The Mayo Clinic describes irritable bowel syndrome (IBS) as a common disorder that affects the large intestine. The signs and symptoms of IBS include cramping, abdominal pain, bloating, gas, and diarrhea or constipation, or both. If you have been diagnosed with IBS and are unable to work as a result of your symptoms, you may be eligible for disability benefits.
To qualify for disability benefits, you must have evidence that your symptoms have lasted for a period of at least 12 months. Moreover, the evidence must indicate that your symptoms are severe enough to prevent you from performing full-time work. A mere diagnosis of IBS will be insufficient in this regard. Evidence that you will suffer from abdominal pain or cramping or that you will require frequent bathroom breaks will be helpful to show that your IBS will interfere to a degree that precludes full-time work. Also, having a history of flare ups each month can be used to demonstrate that you would have multiple absences each month. If you will need to take days off from work each month because of your symptoms or spend too much time off-task because of your symptoms, you may be found disabled regardless of the work activities you are otherwise capable of performing.

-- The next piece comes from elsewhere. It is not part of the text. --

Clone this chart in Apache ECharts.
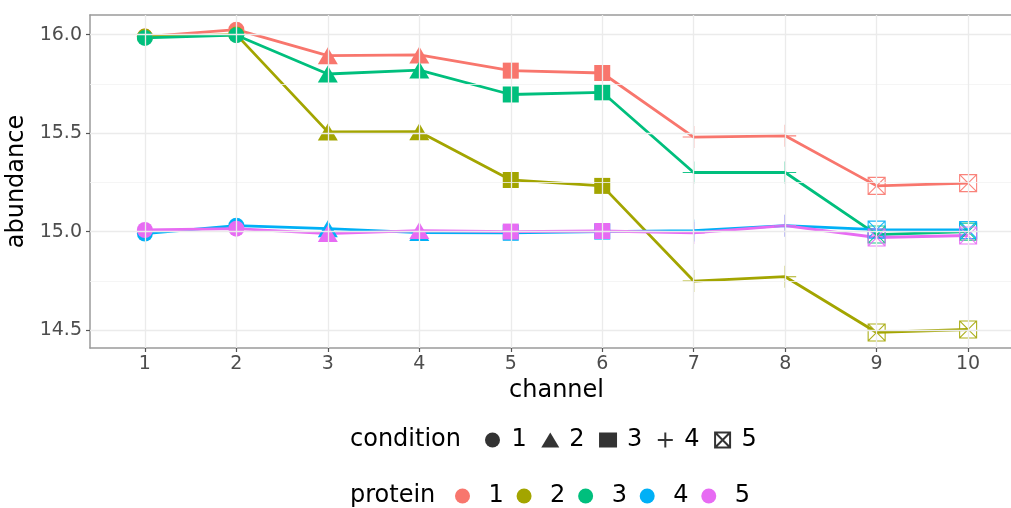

The Social Security Administration will not award benefits based solely on your word or testimony regarding your symptoms. Objective medical evidence supporting your claims is extremely important. It is important to see your health care providers regularly and to make them fully aware of your symptoms. Your medical records will also demonstrate that you are doing the best you can to try to manage your symptoms. It is also important to work with your attorney to make sure that all evidence documenting your IBS symptoms and treatment is submitted to the Social Security Administration. The assistance of a skilled disability attorney can maximize your chances of achieving a favorable result. If your case goes to a hearing before a disability judge, it is important that you are completely forthcoming about the full extent of your symptoms and the manner in which they affect you.